*SUPPLIED DATA*:
^^^^^^^^^^^^^^^^

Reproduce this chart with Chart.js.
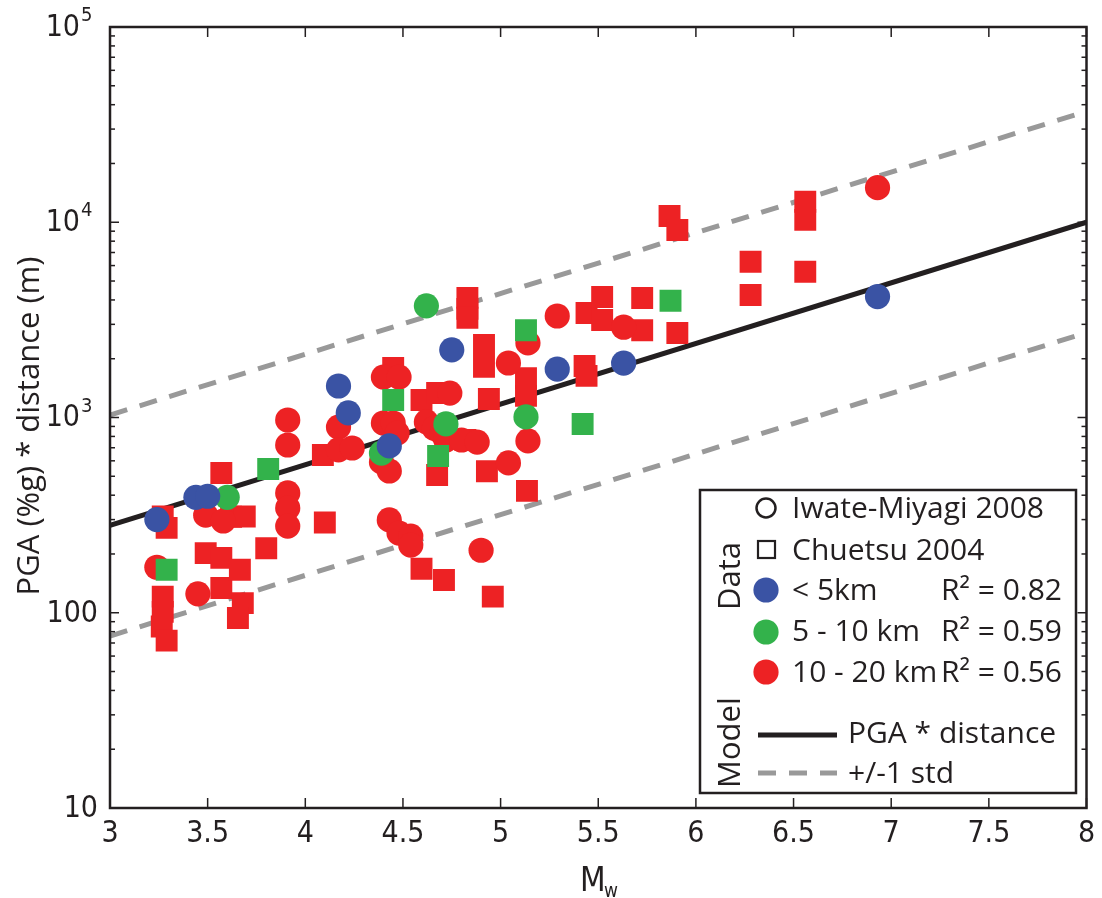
<!DOCTYPE html>
<html lang="en">
<head>
<meta charset="UTF-8">
<title>PGA * distance vs Mw</title>
<script src="https://cdn.jsdelivr.net/npm/chart.js"></script>
<style>
  body { margin: 0; background: #fff; }
  #wrap { width: 1102px; height: 898px; position: relative; }
</style>
</head>
<body>
<div id="wrap"><canvas id="grafico"></canvas></div>
<script>
// Iwate-Miyagi 2008 (circles), by distance class
var blueCircleMw  = [3.24, 3.44, 3.50, 4.17, 4.22, 4.43, 4.75, 5.29, 5.63, 6.93];
var blueCirclePga = [300, 390, 395, 1450, 1055, 715, 2220, 1770, 1900, 4160];

var greenCircleMw  = [3.60, 4.39, 4.62, 4.72, 5.13];
var greenCirclePga = [390, 657, 3730, 927, 1007];

var redCircleMw  = [3.24, 3.45, 3.49, 3.58, 3.91, 3.91, 3.91, 3.91, 3.91, 4.17, 4.17, 4.24,
                    4.40, 4.48, 4.40, 4.45, 4.47, 4.39, 4.43, 4.43, 4.48, 4.54, 4.54, 4.62,
                    4.66, 4.74, 4.70, 4.72, 4.80, 4.88, 4.90, 5.04, 5.04, 5.14, 5.14, 5.29, 5.63, 6.93];
var redCirclePga = [171, 125, 316, 295, 971, 723, 411, 344, 278, 893, 683, 698,
                    1611, 1611, 937, 937, 832, 592, 532, 299, 256, 247, 222, 949,
                    880, 1334, 832, 767, 767, 748, 209, 1902, 585, 2410, 759, 3310, 2900, 15030];

// Chuetsu 2004 (squares)
var greenSquareMw  = [3.29, 3.81, 4.45, 4.68, 5.13, 5.42, 5.87];
var greenSquarePga = [166, 545, 1230, 635, 2800, 926, 3960];

var redSquareMw  = [3.27, 3.29, 3.27, 3.27, 3.265, 3.29, 3.49, 3.57, 3.57, 3.57, 3.62, 3.69,
                    3.665, 3.68, 3.655, 3.80, 4.09, 4.10, 4.45, 4.595, 4.675, 4.675, 4.83, 4.83,
                    4.83, 4.71, 4.595, 4.915, 4.915, 4.94, 4.93, 4.96, 4.82, 5.13, 5.13, 5.135,
                    5.44, 5.43, 5.44, 5.52, 5.52, 5.725, 5.725, 5.865, 5.905, 5.905, 6.28, 6.28,
                    6.56, 6.56, 6.56];
var redSquarePga = [311, 272, 121, 101, 85, 72, 202, 191, 520, 134, 310, 311,
                    166, 112, 94, 214, 643, 290, 1795, 1230, 1334, 508, 4100, 3600,
                    3240, 147, 168, 2351, 1816, 1245, 530, 121, 767, 1590, 1290, 421,
                    3430, 1837, 1633, 4140, 3160, 4090, 2800, 10770, 9120, 2710, 6280, 4240,
                    12740, 10280, 5580];

// model: PGA * distance and +/-1 std
var fitMw    = [3, 8];
var fitPga   = [280, 10000];
var upperPga = [1030, 37000];
var lowerPga = [76, 2720];

// y tick labels: [base, exponent]
var yTickValues = [10, 100, 1000, 10000, 100000];
var yTickLabels = [['10', ''], ['100', ''], ['10', '3'], ['10', '4'], ['10', '5']];

var rojo = '#ed2224', verde = '#33b24b', azul = '#3a53a4', gris = '#999999', negro = '#231f20';
var fuente = "'Open Sans', 'Noto Sans', sans-serif";
var fuenteNum = "'DejaVu Sans Condensed', 'Open Sans', sans-serif";

function puntos(mw, pga) {
    return mw.map(function (m, i) { return { x: m, y: pga[i] }; });
}

function linea(label, pga, color, dash, order) {
    return {
        label: label, data: puntos(fitMw, pga), showLine: true,
        borderColor: color, borderWidth: 5, borderDash: dash,
        pointRadius: 0, pointHoverRadius: 0, order: order
    };
}

function marcas(label, mw, pga, color, estilo, order) {
    return {
        label: label, data: puntos(mw, pga),
        pointStyle: estilo, pointRadius: estilo === 'rect' ? 15.5 : 12.6,
        pointHoverRadius: estilo === 'rect' ? 15.5 : 12.6,
        pointBackgroundColor: color, pointBorderWidth: 0, order: order
    };
}

var marco = {
    id: 'marco',
    afterDatasetsDraw: function (chart) {
        var c = chart.ctx, a = chart.chartArea, xs = chart.scales.x, ys = chart.scales.y;
        function seg(x1, y1, x2, y2) { c.beginPath(); c.moveTo(x1, y1); c.lineTo(x2, y2); c.stroke(); }
        c.save();
        c.strokeStyle = negro;
        c.fillStyle = negro;

        // x ticks (bottom and top, inward)
        c.lineWidth = 1.5;
        xs.ticks.forEach(function (t) {
            var px = xs.getPixelForValue(t.value);
            seg(px, a.bottom, px, a.bottom - 10);
            seg(px, a.top, px, a.top + 10);
        });
        // y ticks, major and minor
        for (var d = 10; d < 100000; d *= 10) {
            for (var k = 1; k < 10; k++) {
                var py = ys.getPixelForValue(d * k);
                var len = k === 1 ? 9 : 5;
                seg(a.left, py, a.left + len, py);
                seg(a.right, py, a.right - len, py);
            }
        }

        // frame
        c.lineWidth = 2.5;
        c.strokeRect(a.left, a.top, a.right - a.left, a.bottom - a.top);

        // y tick labels
        c.textBaseline = 'middle';
        yTickValues.forEach(function (v, i) {
            var py = ys.getPixelForValue(v);
            var lab = yTickLabels[i];
            if (lab[1]) {
                c.font = '30px ' + fuenteNum;
                c.textAlign = 'right';
                c.fillText(lab[0], 80, py + 1);
                c.font = '20px ' + fuenteNum;
                c.textAlign = 'left';
                c.fillText(lab[1], 81, py - 11);
            } else {
                c.font = '30px ' + fuenteNum;
                c.textAlign = 'right';
                c.fillText(lab[0], 98, py + 1);
            }
        });

        // axis titles
        c.save();
        c.translate(30, 426);
        c.rotate(-Math.PI / 2);
        c.textAlign = 'center';
        c.font = '31px ' + fuente;
        c.fillText('PGA (%g) * distance (m)', 0, 0);
        c.restore();

        c.textBaseline = 'alphabetic';
        c.textAlign = 'left';
        c.font = '33px ' + fuenteNum;
        c.fillText('M', 580, 891);
        c.font = '19px ' + fuenteNum;
        c.fillText('w', 604, 897);

        // legend box
        c.fillStyle = '#fff';
        c.fillRect(700, 490, 376, 303);
        c.lineWidth = 2.5;
        c.strokeRect(700, 490, 376, 303);
        c.fillStyle = negro;

        c.font = '31px ' + fuente;
        c.save();
        c.translate(740, 610);
        c.rotate(-Math.PI / 2);
        c.fillText('Data', 0, 0);
        c.restore();
        c.save();
        c.translate(740, 788);
        c.rotate(-Math.PI / 2);
        c.fillText('Model', 0, 0);
        c.restore();

        // marker symbols
        c.lineWidth = 2.5;
        c.beginPath(); c.arc(766, 508, 9.5, 0, Math.PI * 2); c.stroke();
        c.lineWidth = 2.2;
        c.strokeRect(758, 541, 17, 17);
        [[azul, 590], [verde, 632], [rojo, 672]].forEach(function (p) {
            c.fillStyle = p[0];
            c.beginPath(); c.arc(766, p[1], 12.6, 0, Math.PI * 2); c.fill();
        });
        c.fillStyle = negro;

        c.font = '30px ' + fuente;
        c.fillText('Iwate-Miyagi 2008', 792, 518);
        c.fillText('Chuetsu 2004', 792, 560);
        c.fillText('< 5km', 792, 600);
        c.fillText('5 - 10 km', 792, 641);
        c.fillText('10 - 20 km', 792, 682);
        c.fillText('R\u00b2 = 0.82', 941, 600);
        c.fillText('R\u00b2 = 0.59', 941, 641);
        c.fillText('R\u00b2 = 0.56', 941, 682);

        c.lineWidth = 5;
        c.strokeStyle = negro;
        seg(758, 735, 837, 735);
        c.strokeStyle = gris;
        c.setLineDash([18, 13]);
        seg(758, 773, 837, 773);
        c.setLineDash([]);
        c.fillText('PGA * distance', 848, 743);
        c.fillText('+/-1 std', 848, 783);
        c.restore();
    }
};

var ctx = document.getElementById('grafico').getContext('2d');
new Chart(ctx, {
    type: 'scatter',
    data: {
        datasets: [
            marcas('< 5 km (Iwate-Miyagi)', blueCircleMw, blueCirclePga, azul, 'circle', 1),
            marcas('5 - 10 km (Iwate-Miyagi)', greenCircleMw, greenCirclePga, verde, 'circle', 2),
            marcas('5 - 10 km (Chuetsu)', greenSquareMw, greenSquarePga, verde, 'rect', 3),
            marcas('10 - 20 km (Iwate-Miyagi)', redCircleMw, redCirclePga, rojo, 'circle', 4),
            marcas('10 - 20 km (Chuetsu)', redSquareMw, redSquarePga, rojo, 'rect', 5),
            linea('PGA * distance', fitPga, negro, [], 6),
            linea('+1 std', upperPga, gris, [18, 13], 7),
            linea('-1 std', lowerPga, gris, [18, 13], 8)
        ]
    },
    options: {
        responsive: true,
        maintainAspectRatio: false,
        animation: false,
        layout: { padding: { top: 27, right: 14, left: 0, bottom: 0 } },
        plugins: { legend: { display: false }, tooltip: { enabled: false } },
        scales: {
            x: {
                type: 'linear', min: 3, max: 8,
                ticks: { stepSize: 0.5, autoSkip: false, maxRotation: 0, padding: 8,
                         color: negro, font: { family: fuenteNum, size: 30 },
                         callback: function (v) { return String(v); } },
                grid: { display: false, drawTicks: false },
                border: { display: false },
                afterFit: function (s) { s.height = 90; s.paddingLeft = 0; s.paddingRight = 0; }
            },
            y: {
                type: 'logarithmic', min: 10, max: 100000,
                ticks: { display: false },
                grid: { display: false, drawTicks: false },
                border: { display: false },
                afterFit: function (s) { s.width = 110; }
            }
        }
    },
    plugins: [marco]
});
</script>
</body>
</html>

^^^^^^^^^^^^^^^^

*GOAL*: Repeat only the lines between the start of the data and the line with "var greenCirclePga = [390, 657, 3730, 927, 1007];", including those two lines, and skip the pictures.

*SOLVED PROBLEM*:
Reproduce this chart with Chart.js.
<!DOCTYPE html>
<html lang="en">
<head>
<meta charset="UTF-8">
<title>PGA * distance vs Mw</title>
<script src="https://cdn.jsdelivr.net/npm/chart.js"></script>
<style>
  body { margin: 0; background: #fff; }
  #wrap { width: 1102px; height: 898px; position: relative; }
</style>
</head>
<body>
<div id="wrap"><canvas id="grafico"></canvas></div>
<script>
// Iwate-Miyagi 2008 (circles), by distance class
var blueCircleMw  = [3.24, 3.44, 3.50, 4.17, 4.22, 4.43, 4.75, 5.29, 5.63, 6.93];
var blueCirclePga = [300, 390, 395, 1450, 1055, 715, 2220, 1770, 1900, 4160];

var greenCircleMw  = [3.60, 4.39, 4.62, 4.72, 5.13];
var greenCirclePga = [390, 657, 3730, 927, 1007];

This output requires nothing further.